OTTAWA — The federal government announced further targeted support for the hardest-hit businesses, proposing changes to the Tourism and Hospitality Recovery Program, the Hardest-Hit Business Recovery Program and the Canada Recovery Hiring Program.
Tourism and Hospitality Recovery Program
The Tourism and Hospitality Recovery Program will provide support through the wage and rent subsidy, to eligible organizations in the industry, such as hotels, restaurants, bars, festivals and travel agencies. Under this program, the maximum subsidy rate is 75 per cent from Oct. 24, 2021 to Mar. 12, 2022.
Lockdown Support would also be available at the current fixed rate of 25 per cent and pro-rated based on the number of days a particular location was affected by a lockdown.

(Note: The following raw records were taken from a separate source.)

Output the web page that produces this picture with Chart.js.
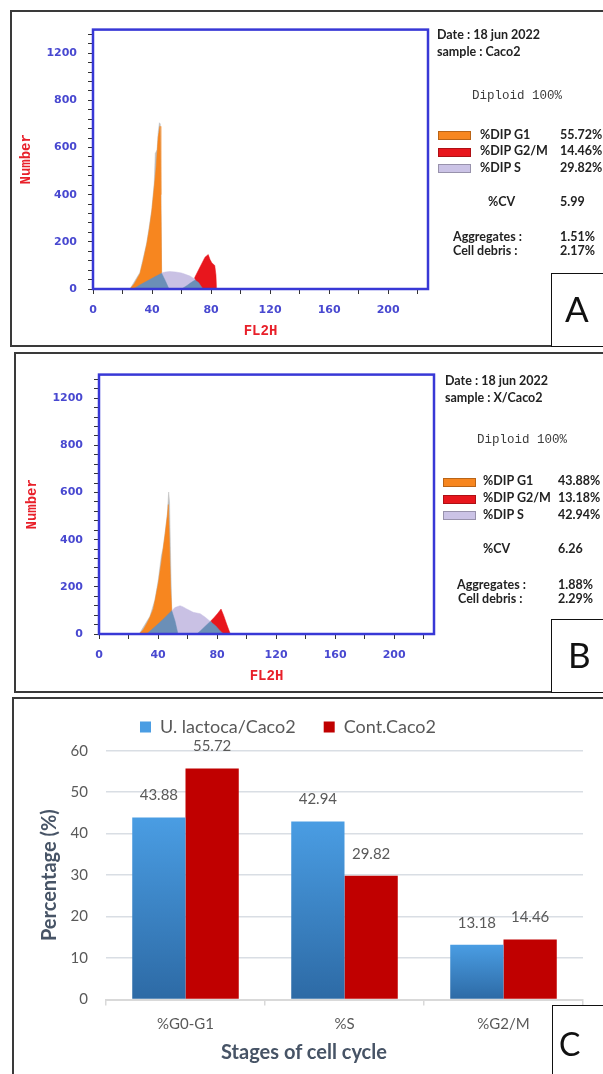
<!DOCTYPE html>
<html>
<head>
<meta charset="utf-8">
<title>Cell cycle – Caco2</title>
<script src="https://cdn.jsdelivr.net/npm/chart.js"></script>
<style>
  body { margin: 0; width: 603px; height: 1074px; overflow: hidden; background: #fff; position: relative; font-family: Lato, sans-serif; }
  canvas { position: absolute; display: block; }
  .panel { position: absolute; border: 2px solid #3a3a3a; box-sizing: border-box; pointer-events: none; }
  .tag { position: absolute; box-sizing: border-box; border: 1.5px solid #111; background: #fff; }
  .tag span { position: absolute; color: #111; font-family: Lato, sans-serif; }
  .info { position: absolute; font: bold 12.5px Lato, sans-serif; color: #222; line-height: 14px; white-space: nowrap; }
  .mono { position: absolute; font: 12.5px 'Liberation Mono', monospace; color: #3c3c3c; line-height: 14px; white-space: nowrap; }
  .swatch { position: absolute; width: 33px; height: 9px; box-sizing: border-box; border: 1px solid rgba(0,0,0,0.25); }
  .xtitle { position: absolute; left: 184px; width: 240px; top: 1039px; text-align: center; font: bold 20px Lato, sans-serif; color: #475466; line-height: 24px; }
</style>
</head>
<body>

<canvas id="histA" width="430" height="333" style="left:12px;top:12px"></canvas>
<canvas id="histB" width="430" height="333" style="left:18px;top:357px"></canvas>
<canvas id="barC" width="595" height="384" style="left:-7px;top:690px"></canvas>

<!-- panel A side text -->
<div class="info" style="left:437px;top:28px">Date : 18 jun 2022</div>
<div class="info" style="left:437px;top:45px">sample : Caco2</div>
<div class="mono" style="left:472px;top:89px">Diploid 100%</div>
<div class="swatch" style="left:438px;top:131px;background:#f7861f"></div>
<div class="swatch" style="left:438px;top:148px;background:#e8161d"></div>
<div class="swatch" style="left:438px;top:164px;background:#cbc3e6"></div>
<div class="info" style="left:480px;top:128px">%DIP G1</div>
<div class="info" style="left:480px;top:144px">%DIP G2/M</div>
<div class="info" style="left:480px;top:161px">%DIP S</div>
<div class="info" id="a-g1" style="left:560px;top:128px"></div>
<div class="info" id="a-g2" style="left:560px;top:144px"></div>
<div class="info" id="a-s" style="left:560px;top:161px"></div>
<div class="info" style="left:488px;top:195px">%CV</div>
<div class="info" id="a-cv" style="left:560px;top:195px"></div>
<div class="info" style="left:453px;top:230px">Aggregates :</div>
<div class="info" style="left:453px;top:244px">Cell debris :</div>
<div class="info" id="a-agg" style="left:560px;top:230px"></div>
<div class="info" id="a-deb" style="left:560px;top:244px"></div>

<!-- panel B side text -->
<div class="info" style="left:445px;top:374px">Date : 18 jun 2022</div>
<div class="info" style="left:445px;top:391px">sample : X/Caco2</div>
<div class="mono" style="left:477px;top:433px">Diploid 100%</div>
<div class="swatch" style="left:443px;top:478px;background:#f7861f"></div>
<div class="swatch" style="left:443px;top:495px;background:#e8161d"></div>
<div class="swatch" style="left:443px;top:511px;background:#cbc3e6"></div>
<div class="info" style="left:483px;top:474px">%DIP G1</div>
<div class="info" style="left:483px;top:491px">%DIP G2/M</div>
<div class="info" style="left:483px;top:508px">%DIP S</div>
<div class="info" id="b-g1" style="left:558px;top:474px"></div>
<div class="info" id="b-g2" style="left:558px;top:491px"></div>
<div class="info" id="b-s" style="left:558px;top:508px"></div>
<div class="info" style="left:483px;top:542px">%CV</div>
<div class="info" id="b-cv" style="left:558px;top:542px"></div>
<div class="info" style="left:457px;top:578px">Aggregates :</div>
<div class="info" style="left:458px;top:592px">Cell debris :</div>
<div class="info" id="b-agg" style="left:558px;top:578px"></div>
<div class="info" id="b-deb" style="left:558px;top:592px"></div>

<div class="xtitle" style="left:184px">Stages of cell cycle</div>

<div class="panel" style="left:10px;top:10px;width:610px;height:337px"></div>
<div class="panel" style="left:14px;top:352px;width:610px;height:341px"></div>
<div class="panel" style="left:12px;top:697px;width:610px;height:400px"></div>

<div class="tag" style="left:551px;top:273px;width:60px;height:74px"><span style="left:13px;top:14px;font-size:35px;line-height:40px">A</span></div>
<div class="tag" style="left:551px;top:619px;width:60px;height:74px"><span style="left:16px;top:14px;font-size:35px;line-height:40px">B</span></div>
<div class="tag" style="left:552px;top:1005px;width:60px;height:80px"><span style="left:6px;top:20px;font-size:32px;line-height:36px">C</span></div>

<script>
// ---- bar chart values (panel C); the same numbers appear in the A / B reports
const stages = ['%G0-G1', '%S', '%G2/M'];
const ulactoca = [43.88, 42.94, 13.18];
const control = [55.72, 29.82, 14.46];

// report values: [A = Caco2, B = X/Caco2]
const cv = [5.99, 6.26];
const aggregates = [1.51, 1.88];
const debris = [2.17, 2.29];

// histogram axis labels
const fl2hLabels = [0, 40, 80, 120, 160, 200];
const numberTickValues = [0, 200, 400, 600, 800, 1000];
const numberTickLabels = ['0', '200', '400', '600', '800', '1200'];

// histogram A (Caco2), [FL2H, count]
const aRaw = [[25,0],[31.8,70],[36.4,195],[39.8,335],[41.5,450],[42.2,575],[43.4,590],[44.2,665],[45,705],[45.6,700],[46.5,80],[47,0]];
const aG1 = [[25,0],[28,22],[31.8,65],[34,120],[36.4,190],[38.2,255],[39.8,329],[41.3,420],[42.7,510],[44.2,645],[45.4,690],[46,400],[46.5,68],[47,0]];
const aS = [[46.5,0],[46.5,68],[49,72],[52,74],[56,72],[60,68],[63.5,60],[65.7,55],[67.5,48],[69.1,42],[69.5,0]];
const aG2 = [[66,0],[69.1,51],[72.5,93],[75.9,135],[78.1,146],[79.3,125],[80.6,110],[82.5,100],[83.3,60],[83.8,0]];
const aMixL = [[27.3,0],[32,18],[37,35],[42,52],[46.5,67],[49,35],[51.5,0]];
const aMixR = [[60,0],[63.5,14],[66,25],[69.1,38],[71.5,28],[74.5,0]];

// histogram B (X/Caco2)
const bRaw = [[27.2,0],[34.5,75],[37.9,145],[40.2,230],[42.2,330],[43.4,365],[44.7,425],[46.3,510],[47.2,602],[47.8,560],[48.6,300],[49.3,99],[49.6,0]];
const bG1 = [[27.2,0],[30,18],[32.3,43],[34.5,71],[36.8,106],[38.5,160],[40.2,215],[42.5,315],[44.7,418],[46.3,500],[47,549],[47.6,420],[48.5,200],[49.3,99],[49.6,0]];
const bS = [[49.3,0],[49.3,99],[51.5,112],[54.9,120],[57,115],[59.5,106],[63.8,92],[68.6,86],[72,71],[75.4,53],[75.8,0]];
const bG2 = [[72,0],[75.4,53],[78,70],[80.5,88],[82.7,106],[84.4,80],[86.5,42],[89,0]];
const bMixL = [[32.3,0],[36,20],[40,42],[44,66],[49.3,99],[51.5,55],[53.5,0]];
const bMixR = [[66.3,0],[69,15],[72,33],[75.4,53],[79,35],[82,14],[84.4,0]];

Chart.defaults.font.family = 'Lato';

// fill in the report text
function pct(v) { return v.toFixed(2) + '%'; }
function setText(id, t) { document.getElementById(id).textContent = t; }
[['a', control, 0], ['b', ulactoca, 1]].forEach(([p, vals, i]) => {
    setText(p + '-g1', pct(vals[0]));
    setText(p + '-g2', pct(vals[2]));
    setText(p + '-s', pct(vals[1]));
    setText(p + '-cv', cv[i].toFixed(2));
    setText(p + '-agg', pct(aggregates[i]));
    setText(p + '-deb', pct(debris[i]));
});

// ---- histograms
const blue = '#4848d0';
const red = '#e8202a';

function area(points, color) {
    return {
        data: points.map(p => ({ x: p[0], y: p[1] })),
        fill: 'origin',
        backgroundColor: color,
        borderColor: color,
        borderWidth: 0.5,
        pointRadius: 0,
        tension: 0
    };
}

// blue box round the plot area
const blueFrame = {
    id: 'blueFrame',
    afterDatasetsDraw(chart) {
        const { ctx, chartArea: a } = chart;
        ctx.save();
        ctx.strokeStyle = '#3838d6';
        ctx.lineWidth = 2.5;
        ctx.strokeRect(a.left, a.top, a.right - a.left, a.bottom - a.top);
        ctx.restore();
    }
};

function histogram(id, mixL, mixR, s, g2, g1, raw) {
    const tickFont = { family: 'DejaVu Sans', size: 11, weight: 'bold' };
    const titleFont = { family: 'Liberation Mono', size: 14, weight: 'bold' };
    new Chart(document.getElementById(id), {
        type: 'line',
        data: {
            // first dataset is drawn on top
            datasets: [
                area(mixL, '#6b8fb7'),
                area(mixR, '#6b8fb7'),
                area(s, '#c9c1e4'),
                area(g2, '#e8161d'),
                area(g1, '#f7861f'),
                area(raw, '#bdbdbd')
            ]
        },
        options: {
            responsive: false,
            animation: false,
            layout: { padding: { left: 2, top: 12, right: 14, bottom: 1 } },
            plugins: { legend: { display: false }, tooltip: { enabled: false } },
            scales: {
                x: {
                    type: 'linear',
                    min: 0,
                    max: 227,
                    afterBuildTicks: scale => {
                        const t = [];
                        for (let v = 0; v <= 220; v += 20) t.push({ value: v });
                        scale.ticks = t;
                    },
                    afterFit: scale => { scale.height = 55; },
                    ticks: {
                        autoSkip: false,
                        maxRotation: 0,
                        color: blue,
                        font: tickFont,
                        padding: 10,
                        callback: v => fl2hLabels.includes(v) ? String(v) : ''
                    },
                    grid: { drawOnChartArea: false, drawTicks: true, tickLength: 5, color: '#333' },
                    border: { display: true, color: '#333', width: 1 },
                    title: { display: true, text: 'FL2H', color: red, font: titleFont, padding: { top: 4, bottom: 4 } }
                },
                y: {
                    min: 0,
                    max: 1100,
                    afterBuildTicks: scale => {
                        const t = [];
                        for (let v = 0; v <= 1080; v += 40) t.push({ value: v });
                        scale.ticks = t;
                    },
                    afterFit: scale => { scale.width = 79; },
                    ticks: {
                        autoSkip: false,
                        color: blue,
                        font: tickFont,
                        padding: 11,
                        callback: v => {
                            const i = numberTickValues.indexOf(v);
                            return i < 0 ? '' : numberTickLabels[i];
                        }
                    },
                    grid: { drawOnChartArea: false, drawTicks: true, tickLength: 5, color: '#333' },
                    border: { display: true, color: '#333', width: 1 },
                    title: { display: true, text: 'Number', color: red, font: titleFont, padding: { top: 4, bottom: 4 } }
                }
            }
        },
        plugins: [blueFrame]
    });
}

histogram('histA', aMixL, aMixR, aS, aG2, aG1, aRaw);
histogram('histB', bMixL, bMixR, bS, bG2, bG1, bRaw);

// ---- bar chart (panel C)
function blueGradient(c) {
    const chart = c.chart;
    if (!chart.chartArea || c.dataIndex === undefined) return '#3f8bd2';
    const y = chart.scales.y;
    const g = chart.ctx.createLinearGradient(0, y.getPixelForValue(c.raw), 0, y.getPixelForValue(0));
    g.addColorStop(0, '#4a9de3');
    g.addColorStop(1, '#2d6aa5');
    return g;
}

// a little more room between legend and plot
const legendGap = {
    id: 'legendGap',
    beforeInit(chart) {
        if (!chart.legend) return;
        const fit = chart.legend.fit;
        chart.legend.fit = function () {
            fit.call(this);
            this.height += 4.7;
        };
    }
};

// numbers above the bars
const valueLabels = {
    id: 'valueLabels',
    afterDatasetsDraw(chart) {
        const ctx = chart.ctx;
        ctx.save();
        ctx.font = '15px Lato';
        ctx.fillStyle = '#595959';
        ctx.textAlign = 'center';
        ctx.textBaseline = 'middle';
        chart.data.datasets.forEach((ds, i) => {
            chart.getDatasetMeta(i).data.forEach((bar, j) => {
                ctx.fillText(ds.data[j].toFixed(2), bar.x, bar.y - 22);
            });
        });
        ctx.restore();
    }
};

new Chart(document.getElementById('barC'), {
    type: 'bar',
    data: {
        labels: stages,
        datasets: [
            { label: 'U. lactoca/Caco2', data: ulactoca, backgroundColor: blueGradient },
            { label: 'Cont.Caco2', data: control, backgroundColor: '#c00000' }
        ]
    },
    options: {
        responsive: false,
        animation: false,
        layout: { padding: { left: 0, right: 5, top: 0, bottom: 0 } },
        datasets: { bar: { categoryPercentage: 0.67, barPercentage: 1 } },
        plugins: {
            legend: {
                labels: { boxWidth: 11, boxHeight: 11, padding: 28, color: '#595959', font: { size: 18 } }
            },
            tooltip: { enabled: false }
        },
        scales: {
            x: {
                afterFit: scale => { scale.height = 74.5; },
                grid: { drawOnChartArea: false, drawTicks: true, tickLength: 6, color: '#d9d9d9', lineWidth: 1.5 },
                border: { color: '#d9d9d9', width: 2 },
                ticks: { color: '#595959', font: { size: 15 }, padding: 10 }
            },
            y: {
                min: 0,
                max: 60,
                afterFit: scale => { scale.width = 113; },
                ticks: { stepSize: 10, color: '#595959', font: { size: 15 }, padding: 18 },
                grid: { color: '#d9dee4', lineWidth: 1.5, drawTicks: false },
                border: { display: false },
                title: {
                    display: true,
                    text: 'Percentage (%)',
                    color: '#475466',
                    font: { size: 20, weight: 'bold' },
                    padding: { top: 45, bottom: 4 }
                }
            }
        }
    },
    plugins: [legendGap, valueLabels]
});
</script>
</body>
</html>
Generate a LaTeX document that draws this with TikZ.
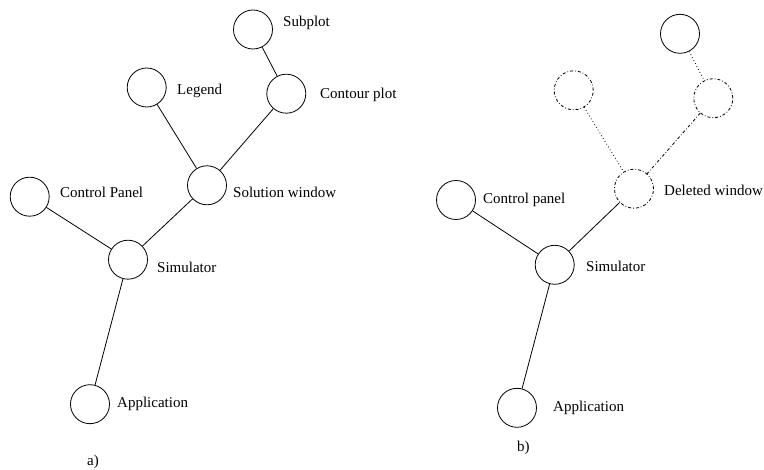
\documentclass[tikz,border=0pt]{standalone}
\usepackage{fontspec}
\setmainfont{Liberation Serif}
\begin{document}
\begin{tikzpicture}[x=1pt,y=-1pt,
  nd/.style={circle,draw,line width=0.8pt,minimum size=39pt,inner sep=0pt},
  gone/.style={nd,dash pattern=on 3pt off 2pt on 0.8pt off 2pt},
  lbl/.style={anchor=base west,inner sep=0pt,font=\fontsize{15}{18}\selectfont},
  edge/.style={line width=0.8pt},
  dotedge/.style={line width=0.8pt,dash pattern=on 0.8pt off 2.5pt},
  dashdotedge/.style={line width=0.8pt,dash pattern=on 3pt off 2pt on 0.8pt off 2pt}]
\useasboundingbox (0,0) rectangle (764,470);
% ---- a)
\node[nd] (aSub) at (253,29.5) {};
\node[nd] (aLeg) at (146.7,87.5) {};
\node[nd] (aCon) at (286.3,93.7) {};
\node[nd] (aSol) at (207,185.3) {};
\node[nd] (aCtl) at (29.7,196.7) {};
\node[nd] (aSim) at (128,259.7) {};
\node[nd] (aApp) at (90,404.2) {};
\draw[edge] (aSub) -- (aCon);
\draw[edge] (aCon) -- (aSol);
\draw[edge] (aLeg) -- (aSol);
\draw[edge] (aSol) -- (aSim);
\draw[edge] (aCtl) -- (aSim);
\draw[edge] (aSim) -- (aApp);
\node[lbl] (laSub) at (283,27) {Subplot};
\node[lbl] (laLeg) at (177,94.3) {Legend};
\node[lbl] (laCon) at (320,98.5) {Contour plot};
\node[lbl] (laSol) at (233,198) {Solution window};
\node[lbl] (laCtl) at (60,198) {Control Panel};
\node[lbl] (laSim) at (157,272.5) {Simulator};
\node[lbl] (laApp) at (117,408) {Application};
\node[lbl] (capA) at (87,466) {a)};
% ---- b)
\node[nd] (bTop) at (680,33.8) {};
\node[gone] (bLeg) at (573.7,90.3) {};
\node[gone] (bCon) at (713.3,98.2) {};
\node[gone] (bDel) at (634,188.7) {};
\node[nd] (bCtl) at (456,200) {};
\node[nd] (bSim) at (554.7,264.8) {};
\node[nd] (bApp) at (517,407.8) {};
\draw[dotedge] (bTop) -- (bCon);
\draw[dotedge] (bLeg) -- (bDel);
\draw[dashdotedge] (bCon) -- (bDel);
\draw[edge] (bDel) -- (bSim);
\draw[edge] (bCtl) -- (bSim);
\draw[edge] (bSim) -- (bApp);
\node[lbl] (lbDel) at (664,196) {Deleted window};
\node[lbl] (lbCtl) at (483,204) {Control panel};
\node[lbl] (lbSim) at (586,271.7) {Simulator};
\node[lbl] (lbApp) at (553,411.7) {Application};
\node[lbl] (capB) at (517,452) {b)};
\end{tikzpicture}
\end{document}
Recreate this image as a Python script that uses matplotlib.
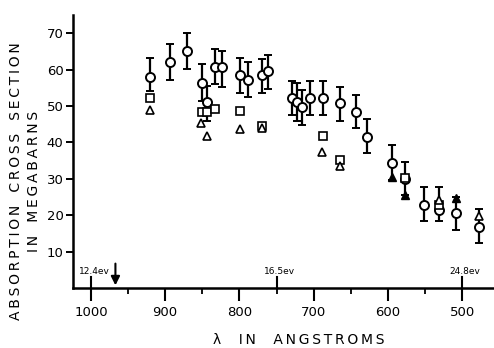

Hardest-Hit Business Recovery Program
Hardest-hit businesses that don’t qualify for the Tourism and Hospitality Recovery Program will qualify for rent and wage support under this program if they meet two requirements: an average monthly revenue reduction of at least 50 per cent over the first 13 qualifying periods for the CEWS program and a current-month revenue loss of at least 50 per cent.
Under this program, the maximum rate for the wage and rent subsidies would be 50 per cent from Oct. 24, 2021 to Mar. 12, 2022. Lockdown Support would also be available at the current fixed rate of 25 per cent.
Canada Recovery Hiring Program
Currently, the Canada Recovery Hiring Program is set to expire on Nov. 30, 2021, however, the government is proposing to update the subsidy rate for eligible employers to 50 per cent until May. 7, 2022, with authority for further extension through regulations until July. 2, 2022.
Additional supports outlined by the government include the event of a public-health lockdown, where affected organizations, regardless of sector, would only need to demonstrate a current-month decline as well as increasing the monthly cap on eligible expenses under the CERS program from $300,000 to $1 million starting Oct. 24, 2021.
“Prior to the election, we staged a significant lobby effort to get the government to commit to a survival program which would include targeted support for our industry until May,” said Susie Grynol, president and CEO of the Hotel Association of Canada in a press release. “The Liberal Party pledged this on day one of the campaign, and today the government announced it would become a reality.”
But Todd Barclay, president and CEO, Restaurants Canada says while it’s a positive sign that restaurants have been included in the new targeted approach, “we are disappointed that the eligibility requirements will leave so many operators out in the cold this winter. Our industry deserves support programs that will help us survive this ongoing crisis.”